→ EXERCISE PROMPT
Set down exactly the lines in the records below that run from the line with "Clone this chart in matplotlib." to the line with "ax = fig.add_axes([63", inclusive, and nothing more.

→ MATERIAL PROVIDED
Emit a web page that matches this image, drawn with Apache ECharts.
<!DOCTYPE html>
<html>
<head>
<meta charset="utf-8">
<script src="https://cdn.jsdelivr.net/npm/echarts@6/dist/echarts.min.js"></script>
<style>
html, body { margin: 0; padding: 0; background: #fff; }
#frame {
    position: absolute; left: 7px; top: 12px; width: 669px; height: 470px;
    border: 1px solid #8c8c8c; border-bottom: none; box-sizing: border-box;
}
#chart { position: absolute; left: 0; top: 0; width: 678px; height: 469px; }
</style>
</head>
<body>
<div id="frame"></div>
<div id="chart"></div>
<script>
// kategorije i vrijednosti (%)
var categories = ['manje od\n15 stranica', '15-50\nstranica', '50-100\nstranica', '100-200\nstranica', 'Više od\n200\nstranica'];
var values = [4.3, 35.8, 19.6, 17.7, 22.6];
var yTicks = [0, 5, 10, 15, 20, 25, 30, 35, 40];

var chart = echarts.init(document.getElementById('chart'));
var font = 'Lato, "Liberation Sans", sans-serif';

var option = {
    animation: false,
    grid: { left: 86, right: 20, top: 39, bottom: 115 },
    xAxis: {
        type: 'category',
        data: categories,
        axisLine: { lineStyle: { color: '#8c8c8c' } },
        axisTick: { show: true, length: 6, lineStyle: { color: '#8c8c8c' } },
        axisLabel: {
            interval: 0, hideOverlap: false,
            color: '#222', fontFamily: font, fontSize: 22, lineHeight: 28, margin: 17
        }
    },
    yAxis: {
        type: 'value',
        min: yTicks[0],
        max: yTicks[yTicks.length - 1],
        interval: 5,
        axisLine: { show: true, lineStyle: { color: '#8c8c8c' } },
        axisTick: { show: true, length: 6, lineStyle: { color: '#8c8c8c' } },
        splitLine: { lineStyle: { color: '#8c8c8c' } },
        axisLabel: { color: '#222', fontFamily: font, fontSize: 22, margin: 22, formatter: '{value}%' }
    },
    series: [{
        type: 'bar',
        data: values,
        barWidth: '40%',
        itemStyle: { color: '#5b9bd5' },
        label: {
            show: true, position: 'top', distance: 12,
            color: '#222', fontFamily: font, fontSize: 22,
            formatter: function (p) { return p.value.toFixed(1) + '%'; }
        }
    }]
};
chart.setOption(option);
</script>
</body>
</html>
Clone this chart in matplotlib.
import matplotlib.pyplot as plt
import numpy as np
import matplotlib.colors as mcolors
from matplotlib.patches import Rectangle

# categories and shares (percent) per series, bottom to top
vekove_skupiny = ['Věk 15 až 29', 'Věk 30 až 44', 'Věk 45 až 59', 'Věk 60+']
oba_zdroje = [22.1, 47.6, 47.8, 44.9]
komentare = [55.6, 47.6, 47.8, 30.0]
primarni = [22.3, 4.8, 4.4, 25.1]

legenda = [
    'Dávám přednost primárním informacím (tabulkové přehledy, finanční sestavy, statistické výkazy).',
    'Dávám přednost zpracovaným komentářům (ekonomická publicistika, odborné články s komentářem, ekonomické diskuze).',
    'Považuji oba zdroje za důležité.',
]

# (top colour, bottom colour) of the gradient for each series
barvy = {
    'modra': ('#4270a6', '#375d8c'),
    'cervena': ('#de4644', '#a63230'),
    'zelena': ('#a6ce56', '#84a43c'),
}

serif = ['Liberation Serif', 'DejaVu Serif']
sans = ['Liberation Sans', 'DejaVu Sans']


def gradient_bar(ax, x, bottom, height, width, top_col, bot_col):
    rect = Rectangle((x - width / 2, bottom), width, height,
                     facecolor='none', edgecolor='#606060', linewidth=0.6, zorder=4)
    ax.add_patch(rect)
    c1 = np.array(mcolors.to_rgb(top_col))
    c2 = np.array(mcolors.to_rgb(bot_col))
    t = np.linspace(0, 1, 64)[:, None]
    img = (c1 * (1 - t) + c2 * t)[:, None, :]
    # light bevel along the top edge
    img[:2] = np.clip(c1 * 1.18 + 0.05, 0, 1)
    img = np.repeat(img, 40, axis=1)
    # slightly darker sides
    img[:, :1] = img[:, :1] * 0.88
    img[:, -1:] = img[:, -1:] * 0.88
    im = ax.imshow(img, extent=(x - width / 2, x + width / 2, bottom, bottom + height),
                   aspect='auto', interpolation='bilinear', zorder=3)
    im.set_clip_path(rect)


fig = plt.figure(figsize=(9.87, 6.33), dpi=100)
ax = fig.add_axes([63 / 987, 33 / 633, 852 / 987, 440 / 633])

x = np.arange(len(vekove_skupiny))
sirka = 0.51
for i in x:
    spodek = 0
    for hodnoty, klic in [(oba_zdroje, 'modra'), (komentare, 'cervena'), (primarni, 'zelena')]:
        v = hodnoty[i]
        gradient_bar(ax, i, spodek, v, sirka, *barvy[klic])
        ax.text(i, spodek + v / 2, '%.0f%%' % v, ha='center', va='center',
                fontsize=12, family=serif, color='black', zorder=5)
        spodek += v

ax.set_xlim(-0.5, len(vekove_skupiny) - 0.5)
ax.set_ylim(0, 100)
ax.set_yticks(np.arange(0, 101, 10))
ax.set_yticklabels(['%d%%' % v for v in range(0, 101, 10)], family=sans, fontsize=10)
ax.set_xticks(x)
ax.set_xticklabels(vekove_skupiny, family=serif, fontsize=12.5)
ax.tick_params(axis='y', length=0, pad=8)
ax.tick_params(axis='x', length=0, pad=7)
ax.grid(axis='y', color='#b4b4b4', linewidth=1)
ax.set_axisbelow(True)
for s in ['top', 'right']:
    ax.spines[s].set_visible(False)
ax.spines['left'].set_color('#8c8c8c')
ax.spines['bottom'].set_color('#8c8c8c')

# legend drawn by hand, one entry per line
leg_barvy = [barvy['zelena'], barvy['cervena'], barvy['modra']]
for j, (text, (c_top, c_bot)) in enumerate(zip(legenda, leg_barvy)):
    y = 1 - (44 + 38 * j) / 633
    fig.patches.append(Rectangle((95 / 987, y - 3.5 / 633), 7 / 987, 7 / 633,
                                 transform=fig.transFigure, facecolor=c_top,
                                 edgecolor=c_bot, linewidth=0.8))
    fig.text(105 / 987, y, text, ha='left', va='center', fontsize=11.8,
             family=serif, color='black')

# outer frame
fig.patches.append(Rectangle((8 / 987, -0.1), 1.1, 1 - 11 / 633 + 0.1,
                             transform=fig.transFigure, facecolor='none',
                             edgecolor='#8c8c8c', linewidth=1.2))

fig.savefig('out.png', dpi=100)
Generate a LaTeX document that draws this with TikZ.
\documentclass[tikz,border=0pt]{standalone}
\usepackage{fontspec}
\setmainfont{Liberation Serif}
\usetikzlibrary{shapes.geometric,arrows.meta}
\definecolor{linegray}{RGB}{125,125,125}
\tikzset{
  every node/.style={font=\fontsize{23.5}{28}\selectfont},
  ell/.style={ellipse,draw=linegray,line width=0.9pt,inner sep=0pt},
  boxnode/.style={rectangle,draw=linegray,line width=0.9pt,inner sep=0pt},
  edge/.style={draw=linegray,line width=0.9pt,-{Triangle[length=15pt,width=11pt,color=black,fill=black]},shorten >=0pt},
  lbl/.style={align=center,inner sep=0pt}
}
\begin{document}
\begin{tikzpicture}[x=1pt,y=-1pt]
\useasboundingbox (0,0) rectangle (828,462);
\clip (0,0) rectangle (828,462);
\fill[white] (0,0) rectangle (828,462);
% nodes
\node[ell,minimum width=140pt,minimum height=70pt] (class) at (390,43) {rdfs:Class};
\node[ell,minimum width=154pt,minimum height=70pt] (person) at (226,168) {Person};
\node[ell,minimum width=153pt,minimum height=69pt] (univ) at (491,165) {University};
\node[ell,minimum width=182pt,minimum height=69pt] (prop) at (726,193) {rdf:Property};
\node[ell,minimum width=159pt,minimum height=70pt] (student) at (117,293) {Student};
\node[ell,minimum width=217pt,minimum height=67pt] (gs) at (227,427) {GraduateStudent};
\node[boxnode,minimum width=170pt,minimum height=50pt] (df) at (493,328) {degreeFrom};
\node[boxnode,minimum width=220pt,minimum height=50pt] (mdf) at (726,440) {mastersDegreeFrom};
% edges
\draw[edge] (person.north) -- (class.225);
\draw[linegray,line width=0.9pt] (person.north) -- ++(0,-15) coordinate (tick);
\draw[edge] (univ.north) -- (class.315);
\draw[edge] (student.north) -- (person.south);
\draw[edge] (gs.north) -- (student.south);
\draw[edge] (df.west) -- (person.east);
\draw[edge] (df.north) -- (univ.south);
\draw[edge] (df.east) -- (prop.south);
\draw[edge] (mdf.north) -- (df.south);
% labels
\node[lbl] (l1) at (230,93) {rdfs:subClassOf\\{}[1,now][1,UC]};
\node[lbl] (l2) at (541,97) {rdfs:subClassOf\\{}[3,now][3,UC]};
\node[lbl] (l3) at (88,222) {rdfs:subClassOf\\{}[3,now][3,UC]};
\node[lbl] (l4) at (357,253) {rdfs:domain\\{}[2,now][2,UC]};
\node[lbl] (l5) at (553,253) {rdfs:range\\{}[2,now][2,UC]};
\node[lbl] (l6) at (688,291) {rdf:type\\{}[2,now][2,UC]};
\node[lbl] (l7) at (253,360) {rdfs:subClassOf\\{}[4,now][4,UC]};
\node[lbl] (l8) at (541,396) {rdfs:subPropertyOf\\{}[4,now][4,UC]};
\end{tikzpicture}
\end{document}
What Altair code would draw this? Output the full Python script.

→ RESPONSE BELOW
Clone this chart in matplotlib.
import matplotlib.pyplot as plt
import numpy as np
import matplotlib.colors as mcolors
from matplotlib.patches import Rectangle

# categories and shares (percent) per series, bottom to top
vekove_skupiny = ['Věk 15 až 29', 'Věk 30 až 44', 'Věk 45 až 59', 'Věk 60+']
oba_zdroje = [22.1, 47.6, 47.8, 44.9]
komentare = [55.6, 47.6, 47.8, 30.0]
primarni = [22.3, 4.8, 4.4, 25.1]

legenda = [
    'Dávám přednost primárním informacím (tabulkové přehledy, finanční sestavy, statistické výkazy).',
    'Dávám přednost zpracovaným komentářům (ekonomická publicistika, odborné články s komentářem, ekonomické diskuze).',
    'Považuji oba zdroje za důležité.',
]

# (top colour, bottom colour) of the gradient for each series
barvy = {
    'modra': ('#4270a6', '#375d8c'),
    'cervena': ('#de4644', '#a63230'),
    'zelena': ('#a6ce56', '#84a43c'),
}

serif = ['Liberation Serif', 'DejaVu Serif']
sans = ['Liberation Sans', 'DejaVu Sans']


def gradient_bar(ax, x, bottom, height, width, top_col, bot_col):
    rect = Rectangle((x - width / 2, bottom), width, height,
                     facecolor='none', edgecolor='#606060', linewidth=0.6, zorder=4)
    ax.add_patch(rect)
    c1 = np.array(mcolors.to_rgb(top_col))
    c2 = np.array(mcolors.to_rgb(bot_col))
    t = np.linspace(0, 1, 64)[:, None]
    img = (c1 * (1 - t) + c2 * t)[:, None, :]
    # light bevel along the top edge
    img[:2] = np.clip(c1 * 1.18 + 0.05, 0, 1)
    img = np.repeat(img, 40, axis=1)
    # slightly darker sides
    img[:, :1] = img[:, :1] * 0.88
    img[:, -1:] = img[:, -1:] * 0.88
    im = ax.imshow(img, extent=(x - width / 2, x + width / 2, bottom, bottom + height),
                   aspect='auto', interpolation='bilinear', zorder=3)
    im.set_clip_path(rect)


fig = plt.figure(figsize=(9.87, 6.33), dpi=100)
ax = fig.add_axes([63 / 987, 33 / 633, 852 / 987, 440 / 633])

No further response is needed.